● OBJECTIVE
Gather every line in the records below that contains the word "with".

-- Start of MATERIAL PROVIDED --

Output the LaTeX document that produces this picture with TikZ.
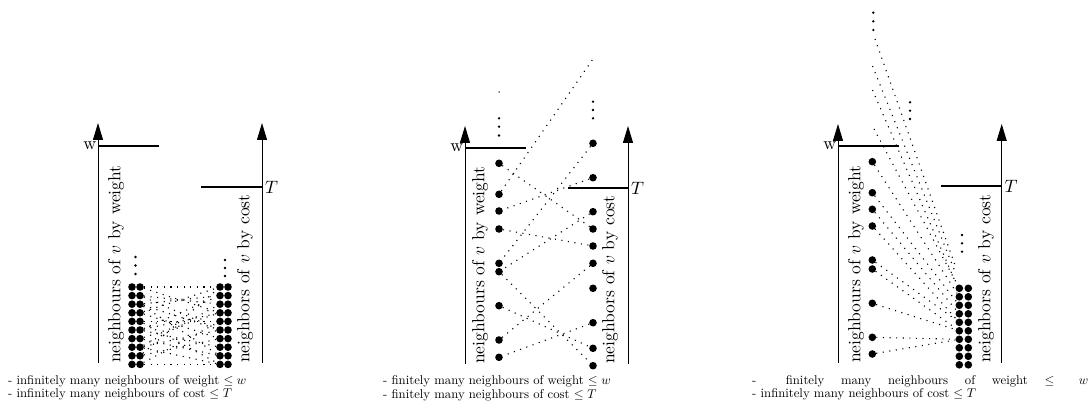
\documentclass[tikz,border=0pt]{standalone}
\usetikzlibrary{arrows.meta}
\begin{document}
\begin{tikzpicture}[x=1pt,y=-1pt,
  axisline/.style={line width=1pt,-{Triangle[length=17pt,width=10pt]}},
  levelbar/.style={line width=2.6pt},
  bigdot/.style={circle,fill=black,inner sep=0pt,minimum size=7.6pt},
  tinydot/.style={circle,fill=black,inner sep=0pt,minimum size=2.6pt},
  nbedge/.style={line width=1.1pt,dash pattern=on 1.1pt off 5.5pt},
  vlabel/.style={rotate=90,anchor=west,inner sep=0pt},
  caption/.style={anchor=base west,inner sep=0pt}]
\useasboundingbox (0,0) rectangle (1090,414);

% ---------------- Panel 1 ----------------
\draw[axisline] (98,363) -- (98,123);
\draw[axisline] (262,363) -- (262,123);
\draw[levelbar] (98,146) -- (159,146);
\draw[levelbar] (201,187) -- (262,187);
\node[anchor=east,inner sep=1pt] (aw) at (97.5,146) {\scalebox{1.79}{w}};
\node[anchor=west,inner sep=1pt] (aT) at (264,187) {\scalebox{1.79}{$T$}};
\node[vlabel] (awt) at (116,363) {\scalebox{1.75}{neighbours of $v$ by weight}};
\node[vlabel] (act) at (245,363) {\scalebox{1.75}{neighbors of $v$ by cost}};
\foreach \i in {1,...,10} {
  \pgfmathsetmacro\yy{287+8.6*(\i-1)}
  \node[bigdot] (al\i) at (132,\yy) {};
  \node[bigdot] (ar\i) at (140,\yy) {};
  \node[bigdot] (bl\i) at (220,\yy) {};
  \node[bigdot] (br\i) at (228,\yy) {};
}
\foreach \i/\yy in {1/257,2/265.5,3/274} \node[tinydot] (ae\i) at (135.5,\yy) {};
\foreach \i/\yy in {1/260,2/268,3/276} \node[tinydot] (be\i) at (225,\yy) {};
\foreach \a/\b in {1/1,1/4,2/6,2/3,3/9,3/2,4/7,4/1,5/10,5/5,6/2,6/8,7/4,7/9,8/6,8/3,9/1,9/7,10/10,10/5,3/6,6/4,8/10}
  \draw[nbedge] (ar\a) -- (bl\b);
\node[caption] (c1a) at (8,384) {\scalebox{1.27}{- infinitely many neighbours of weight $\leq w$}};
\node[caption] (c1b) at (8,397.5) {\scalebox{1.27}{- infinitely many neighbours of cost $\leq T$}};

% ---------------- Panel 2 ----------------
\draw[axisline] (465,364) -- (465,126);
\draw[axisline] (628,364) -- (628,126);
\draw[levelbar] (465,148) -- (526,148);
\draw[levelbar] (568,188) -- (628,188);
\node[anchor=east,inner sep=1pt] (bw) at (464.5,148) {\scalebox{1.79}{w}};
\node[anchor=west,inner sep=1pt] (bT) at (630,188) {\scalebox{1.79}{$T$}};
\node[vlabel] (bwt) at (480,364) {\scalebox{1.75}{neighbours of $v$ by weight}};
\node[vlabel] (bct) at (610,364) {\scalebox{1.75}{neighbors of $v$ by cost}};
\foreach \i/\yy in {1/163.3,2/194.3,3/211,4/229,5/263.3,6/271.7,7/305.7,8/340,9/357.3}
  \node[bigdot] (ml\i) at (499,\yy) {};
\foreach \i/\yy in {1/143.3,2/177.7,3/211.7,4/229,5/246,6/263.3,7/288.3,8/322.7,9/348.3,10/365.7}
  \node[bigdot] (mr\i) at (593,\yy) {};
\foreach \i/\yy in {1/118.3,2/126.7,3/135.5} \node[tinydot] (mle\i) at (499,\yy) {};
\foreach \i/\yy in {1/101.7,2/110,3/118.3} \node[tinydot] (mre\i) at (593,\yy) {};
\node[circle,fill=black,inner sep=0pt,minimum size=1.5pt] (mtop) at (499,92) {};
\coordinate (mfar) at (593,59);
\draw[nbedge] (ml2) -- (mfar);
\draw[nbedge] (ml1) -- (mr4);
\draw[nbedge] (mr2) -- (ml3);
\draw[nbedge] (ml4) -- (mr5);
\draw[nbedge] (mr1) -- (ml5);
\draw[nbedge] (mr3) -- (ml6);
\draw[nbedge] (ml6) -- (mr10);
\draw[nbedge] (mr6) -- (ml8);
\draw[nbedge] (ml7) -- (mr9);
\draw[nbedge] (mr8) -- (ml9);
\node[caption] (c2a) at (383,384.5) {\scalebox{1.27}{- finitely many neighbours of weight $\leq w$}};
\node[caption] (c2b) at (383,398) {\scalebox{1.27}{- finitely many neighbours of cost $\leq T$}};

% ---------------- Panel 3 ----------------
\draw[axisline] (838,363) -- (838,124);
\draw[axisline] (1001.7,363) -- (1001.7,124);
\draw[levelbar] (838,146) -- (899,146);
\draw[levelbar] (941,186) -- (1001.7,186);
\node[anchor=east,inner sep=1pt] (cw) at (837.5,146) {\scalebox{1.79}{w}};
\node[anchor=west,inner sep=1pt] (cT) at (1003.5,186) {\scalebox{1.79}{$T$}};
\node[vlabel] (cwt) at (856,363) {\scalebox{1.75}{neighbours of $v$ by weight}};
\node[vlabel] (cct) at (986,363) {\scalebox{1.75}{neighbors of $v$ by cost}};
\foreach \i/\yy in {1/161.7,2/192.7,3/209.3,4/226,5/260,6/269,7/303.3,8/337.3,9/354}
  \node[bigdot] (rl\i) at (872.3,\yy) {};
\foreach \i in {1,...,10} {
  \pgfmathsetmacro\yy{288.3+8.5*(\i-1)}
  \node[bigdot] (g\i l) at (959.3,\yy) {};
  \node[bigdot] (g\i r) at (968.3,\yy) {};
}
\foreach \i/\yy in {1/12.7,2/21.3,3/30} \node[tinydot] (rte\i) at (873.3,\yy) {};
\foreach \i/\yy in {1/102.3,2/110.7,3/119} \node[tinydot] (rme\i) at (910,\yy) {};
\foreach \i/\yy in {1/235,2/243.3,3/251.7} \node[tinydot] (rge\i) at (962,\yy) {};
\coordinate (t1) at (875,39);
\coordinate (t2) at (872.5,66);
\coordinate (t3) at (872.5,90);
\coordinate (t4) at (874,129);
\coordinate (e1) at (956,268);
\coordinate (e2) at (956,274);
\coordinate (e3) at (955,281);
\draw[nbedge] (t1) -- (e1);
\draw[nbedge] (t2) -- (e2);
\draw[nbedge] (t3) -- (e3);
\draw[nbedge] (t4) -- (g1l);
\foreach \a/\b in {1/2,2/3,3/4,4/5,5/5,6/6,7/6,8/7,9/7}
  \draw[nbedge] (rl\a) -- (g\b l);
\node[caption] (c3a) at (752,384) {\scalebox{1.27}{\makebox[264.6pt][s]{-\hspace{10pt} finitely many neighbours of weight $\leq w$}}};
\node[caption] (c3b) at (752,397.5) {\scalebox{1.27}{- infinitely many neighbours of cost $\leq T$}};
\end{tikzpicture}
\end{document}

-- End of MATERIAL PROVIDED --
-- Start of MATERIAL PROVIDED --

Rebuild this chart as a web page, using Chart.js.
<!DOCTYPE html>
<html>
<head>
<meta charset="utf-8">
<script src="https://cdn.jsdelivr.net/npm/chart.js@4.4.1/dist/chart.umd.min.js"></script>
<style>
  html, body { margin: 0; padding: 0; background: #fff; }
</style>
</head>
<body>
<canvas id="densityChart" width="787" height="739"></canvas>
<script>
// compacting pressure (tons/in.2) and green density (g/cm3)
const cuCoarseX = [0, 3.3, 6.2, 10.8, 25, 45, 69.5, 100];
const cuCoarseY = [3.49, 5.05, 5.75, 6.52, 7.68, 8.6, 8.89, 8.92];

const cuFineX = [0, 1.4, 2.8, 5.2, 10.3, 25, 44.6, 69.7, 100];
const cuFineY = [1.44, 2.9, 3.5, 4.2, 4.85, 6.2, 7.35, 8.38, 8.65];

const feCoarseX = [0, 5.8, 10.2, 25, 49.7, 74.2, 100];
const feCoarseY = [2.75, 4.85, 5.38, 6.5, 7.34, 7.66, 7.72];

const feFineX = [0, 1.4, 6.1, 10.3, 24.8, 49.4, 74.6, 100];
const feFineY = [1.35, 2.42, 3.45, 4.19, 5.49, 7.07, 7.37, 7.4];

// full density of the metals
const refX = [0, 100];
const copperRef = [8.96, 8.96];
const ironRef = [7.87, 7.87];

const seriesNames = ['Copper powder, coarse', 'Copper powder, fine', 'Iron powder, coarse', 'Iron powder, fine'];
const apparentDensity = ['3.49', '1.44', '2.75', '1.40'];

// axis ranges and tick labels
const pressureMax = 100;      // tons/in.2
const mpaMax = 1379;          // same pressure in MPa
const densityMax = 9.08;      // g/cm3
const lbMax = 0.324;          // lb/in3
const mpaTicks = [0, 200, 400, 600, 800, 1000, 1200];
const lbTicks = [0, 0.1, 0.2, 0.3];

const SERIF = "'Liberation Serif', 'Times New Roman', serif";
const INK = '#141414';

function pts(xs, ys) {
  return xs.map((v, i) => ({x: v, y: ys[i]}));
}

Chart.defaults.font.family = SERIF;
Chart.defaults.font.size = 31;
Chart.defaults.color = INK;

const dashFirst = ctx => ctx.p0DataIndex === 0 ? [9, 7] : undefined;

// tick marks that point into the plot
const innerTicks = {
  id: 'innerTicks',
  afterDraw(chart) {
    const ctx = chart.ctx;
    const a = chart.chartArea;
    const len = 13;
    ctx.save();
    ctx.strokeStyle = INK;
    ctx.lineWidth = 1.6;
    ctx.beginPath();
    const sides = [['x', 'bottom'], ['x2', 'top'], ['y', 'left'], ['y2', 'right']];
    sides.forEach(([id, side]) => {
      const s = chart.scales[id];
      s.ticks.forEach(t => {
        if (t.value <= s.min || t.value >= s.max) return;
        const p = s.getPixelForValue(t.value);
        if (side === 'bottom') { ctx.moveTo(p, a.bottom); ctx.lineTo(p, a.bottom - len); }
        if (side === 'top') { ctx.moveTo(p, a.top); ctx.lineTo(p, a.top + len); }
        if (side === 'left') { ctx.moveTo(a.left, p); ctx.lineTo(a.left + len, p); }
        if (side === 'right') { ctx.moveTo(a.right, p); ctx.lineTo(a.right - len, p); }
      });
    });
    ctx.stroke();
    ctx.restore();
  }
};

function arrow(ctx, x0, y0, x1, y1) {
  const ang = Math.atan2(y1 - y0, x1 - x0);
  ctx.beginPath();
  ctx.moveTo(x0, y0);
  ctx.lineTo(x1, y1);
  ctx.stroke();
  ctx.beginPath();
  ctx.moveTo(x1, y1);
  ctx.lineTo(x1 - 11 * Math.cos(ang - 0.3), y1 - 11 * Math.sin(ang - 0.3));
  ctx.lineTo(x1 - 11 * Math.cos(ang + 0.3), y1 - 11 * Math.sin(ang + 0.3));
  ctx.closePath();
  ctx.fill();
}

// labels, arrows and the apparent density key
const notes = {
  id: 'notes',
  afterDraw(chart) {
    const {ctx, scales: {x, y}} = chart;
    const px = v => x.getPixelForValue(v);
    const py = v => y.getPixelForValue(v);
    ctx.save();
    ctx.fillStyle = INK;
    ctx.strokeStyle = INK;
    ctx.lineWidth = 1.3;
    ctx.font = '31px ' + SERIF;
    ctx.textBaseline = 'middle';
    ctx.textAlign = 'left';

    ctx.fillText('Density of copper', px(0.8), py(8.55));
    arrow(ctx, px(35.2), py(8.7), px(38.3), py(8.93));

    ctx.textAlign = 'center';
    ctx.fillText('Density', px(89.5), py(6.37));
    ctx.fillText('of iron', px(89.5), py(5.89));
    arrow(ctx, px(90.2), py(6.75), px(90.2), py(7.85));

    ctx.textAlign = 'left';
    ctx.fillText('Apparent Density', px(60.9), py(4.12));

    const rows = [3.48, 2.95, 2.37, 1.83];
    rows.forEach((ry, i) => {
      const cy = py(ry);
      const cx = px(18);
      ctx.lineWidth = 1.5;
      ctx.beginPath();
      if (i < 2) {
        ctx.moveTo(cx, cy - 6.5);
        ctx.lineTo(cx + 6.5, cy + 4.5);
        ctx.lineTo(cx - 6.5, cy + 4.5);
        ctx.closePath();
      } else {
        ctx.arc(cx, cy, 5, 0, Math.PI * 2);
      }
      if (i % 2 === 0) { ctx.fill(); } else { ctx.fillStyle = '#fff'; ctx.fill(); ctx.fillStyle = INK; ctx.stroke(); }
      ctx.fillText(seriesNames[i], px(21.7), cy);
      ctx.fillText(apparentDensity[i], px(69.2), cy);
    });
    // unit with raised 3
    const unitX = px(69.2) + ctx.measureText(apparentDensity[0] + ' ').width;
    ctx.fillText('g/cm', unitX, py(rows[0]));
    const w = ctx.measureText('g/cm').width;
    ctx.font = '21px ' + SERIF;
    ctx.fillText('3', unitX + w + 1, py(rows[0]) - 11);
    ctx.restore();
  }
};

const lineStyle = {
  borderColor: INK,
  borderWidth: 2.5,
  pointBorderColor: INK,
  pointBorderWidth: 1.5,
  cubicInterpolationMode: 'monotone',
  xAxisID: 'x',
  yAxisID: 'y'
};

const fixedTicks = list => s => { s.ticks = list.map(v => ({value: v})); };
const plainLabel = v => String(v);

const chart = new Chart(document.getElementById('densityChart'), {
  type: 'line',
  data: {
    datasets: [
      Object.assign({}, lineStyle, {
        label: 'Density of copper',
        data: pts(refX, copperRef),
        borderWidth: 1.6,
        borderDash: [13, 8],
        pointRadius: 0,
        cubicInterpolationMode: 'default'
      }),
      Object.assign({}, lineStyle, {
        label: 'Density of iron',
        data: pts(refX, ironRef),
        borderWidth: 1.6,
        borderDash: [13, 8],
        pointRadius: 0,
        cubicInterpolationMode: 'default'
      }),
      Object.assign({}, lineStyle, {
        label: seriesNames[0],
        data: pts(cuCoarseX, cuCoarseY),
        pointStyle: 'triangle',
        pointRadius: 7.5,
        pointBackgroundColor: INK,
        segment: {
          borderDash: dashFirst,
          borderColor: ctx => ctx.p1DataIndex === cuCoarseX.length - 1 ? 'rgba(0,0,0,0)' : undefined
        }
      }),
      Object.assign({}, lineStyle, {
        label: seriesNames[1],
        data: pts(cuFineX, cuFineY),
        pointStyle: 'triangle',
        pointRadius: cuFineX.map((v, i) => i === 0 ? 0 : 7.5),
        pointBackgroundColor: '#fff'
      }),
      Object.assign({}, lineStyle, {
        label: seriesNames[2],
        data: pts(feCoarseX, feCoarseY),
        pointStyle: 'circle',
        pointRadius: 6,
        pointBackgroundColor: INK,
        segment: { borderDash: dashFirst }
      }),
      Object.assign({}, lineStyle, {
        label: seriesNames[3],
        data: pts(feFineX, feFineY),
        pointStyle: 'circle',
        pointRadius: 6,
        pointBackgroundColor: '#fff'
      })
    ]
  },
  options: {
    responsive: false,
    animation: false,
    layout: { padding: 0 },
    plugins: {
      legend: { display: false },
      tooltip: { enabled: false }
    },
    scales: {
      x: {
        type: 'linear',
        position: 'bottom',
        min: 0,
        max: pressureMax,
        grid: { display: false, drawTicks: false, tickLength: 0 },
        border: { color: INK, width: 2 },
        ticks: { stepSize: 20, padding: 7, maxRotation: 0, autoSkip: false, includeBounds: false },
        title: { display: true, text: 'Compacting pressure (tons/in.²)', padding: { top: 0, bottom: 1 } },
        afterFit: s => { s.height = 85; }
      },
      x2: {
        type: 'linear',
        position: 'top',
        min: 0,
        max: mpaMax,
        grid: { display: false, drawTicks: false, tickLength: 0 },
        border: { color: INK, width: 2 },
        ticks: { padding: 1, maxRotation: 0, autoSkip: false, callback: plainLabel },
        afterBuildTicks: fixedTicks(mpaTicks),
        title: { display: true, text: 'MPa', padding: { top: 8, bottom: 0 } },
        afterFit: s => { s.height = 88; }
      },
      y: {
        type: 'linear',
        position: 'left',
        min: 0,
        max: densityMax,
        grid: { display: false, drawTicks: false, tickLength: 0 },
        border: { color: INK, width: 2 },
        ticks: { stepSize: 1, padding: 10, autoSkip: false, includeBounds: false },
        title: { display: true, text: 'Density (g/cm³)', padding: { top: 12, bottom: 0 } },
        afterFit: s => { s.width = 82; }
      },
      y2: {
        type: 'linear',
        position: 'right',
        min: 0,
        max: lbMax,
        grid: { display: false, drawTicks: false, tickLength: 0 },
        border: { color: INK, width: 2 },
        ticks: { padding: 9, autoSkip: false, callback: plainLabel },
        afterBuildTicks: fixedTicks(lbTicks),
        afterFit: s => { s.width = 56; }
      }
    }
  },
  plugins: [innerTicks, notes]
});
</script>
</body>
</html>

-- End of MATERIAL PROVIDED --

● REPLY
Output the LaTeX document that produces this picture with TikZ.
    // unit with raised 3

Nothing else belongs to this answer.